- Yellandu Yellandu
- Coordinates: 17°35′40″N 80°19′8″E﻿ / ﻿17.59444°N 80.31889°E
- Country: India
- State: Telangana
- District: Bhadhradhri

Area
- • Total: 10.90 km^{2} (4.21 sq mi)
- Elevation: 205 m (673 ft)

Population (2023)
- • Total: 95,394
- • Density: 8,800/km^{2} (23,000/sq mi)

Languages
- • Official: Telugu
- Time zone: UTC+5:30 (IST)
- PIN: 507123, 507124
- Vehicle registration: TS 04, (Old)AP 20, TG 28
- Website: telangana.gov.in

= Yellandu =

Town in Telangana, India

Yellandu is a town in Bhadradri Kothagudem district of the Indian state of Telangana. It is located in Yellandu mandal of Kothagudem revenue division.

== Geography ==

Yellandu has an average elevation of 205 m. A coal seam and open pits run through the town.

== Demographics ==

As of 2011 census of India, Yellandu municipality had a population of 33,732. While, its urban agglomeration had a population of 35,056, of which males are 17,016 and females are 18,040. The population under 6 years of age are 3,184. There are a total of 25,192 literates.

== Government and politics ==

Civic administration

Yellandu Municipality was constituted in 1986 and is classified as a third grade municipality with 24 election wards.
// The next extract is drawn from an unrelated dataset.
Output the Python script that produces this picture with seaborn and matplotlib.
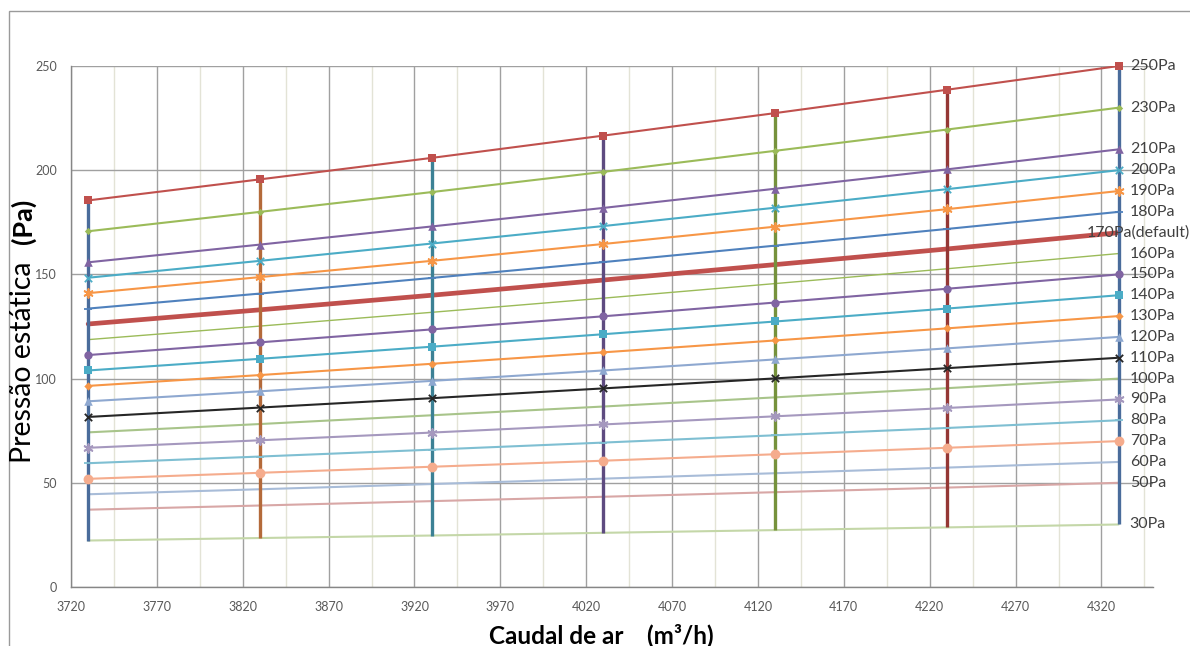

The jurisdiction of the civic body is spread over an area of 10.09 km2. Rompaid and Sudimalla are the partial outgrowths to the town as per 2011 census.

Politics

Yellandu is a part of Yellandu (ST) (Assembly constituency) for Telangana Legislative Assembly. Koram Kanakaiha is the present MLA of the constituency from Indian National Congress. It is also a part of Mahabubabad (Lok Sabha constituency).

== Economy ==
Coal mining

Yellandu is the original home of the Singareni Collieries Company Limited, a coal mining company.